What's Happening?
NASA has successfully completed its Deep Space Optical Communications (DSOC) experiment, a technology demonstration carried aboard the Psyche mission. The experiment involved exchanging laser signals across 218 million miles, surpassing all technical goals after two years of operations. The DSOC system encodes data into pulses of laser light, transforming digital information into streams of photons that can travel millions of miles. This marks a significant shift from the radio frequencies used by NASA's Deep Space Network for decades. The experiment achieved 65 successful passes between Earth and Psyche, downlinking 13.6 terabits of data, far more than anticipated. The system demonstrated the ability to stream ultra-high-definition video from 19 million miles away at 267 megabits per second, faster than many home internet connections.
Why It's Important?
The successful completion of the DSOC experiment represents a major advancement in space communication technology. By utilizing laser communications, NASA can potentially stream high-definition video and deliver valuable data from the Martian surface faster than ever before.
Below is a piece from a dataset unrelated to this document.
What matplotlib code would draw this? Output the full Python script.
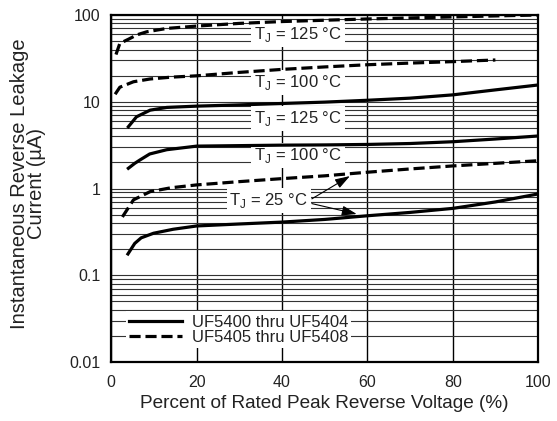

This technology is crucial for future Mars missions, as it offers a more efficient and reliable method of communication over vast distances. The ability to transmit large amounts of data quickly and accurately will enhance the capabilities of space exploration, allowing for more detailed scientific analysis and faster decision-making. This development is a step towards enabling the Golden Age of exploration, as stated by Sean Duffy, acting NASA Administrator.
What's Next?
NASA plans to continue testing and proving the capabilities of laser communications technologies to support future missions to Mars and beyond. The agency is committed to advancing these technologies to enable more efficient and resilient communication systems for deep space exploration. The experimental hybrid radio-optical antenna at the Goldstone Deep Space Communications Complex will continue to test new ways to capture signals, providing insights into future systems that could combine both technologies for greater flexibility. As missions venture deeper into the solar system, these advancements will be crucial for maintaining communication and ensuring mission success.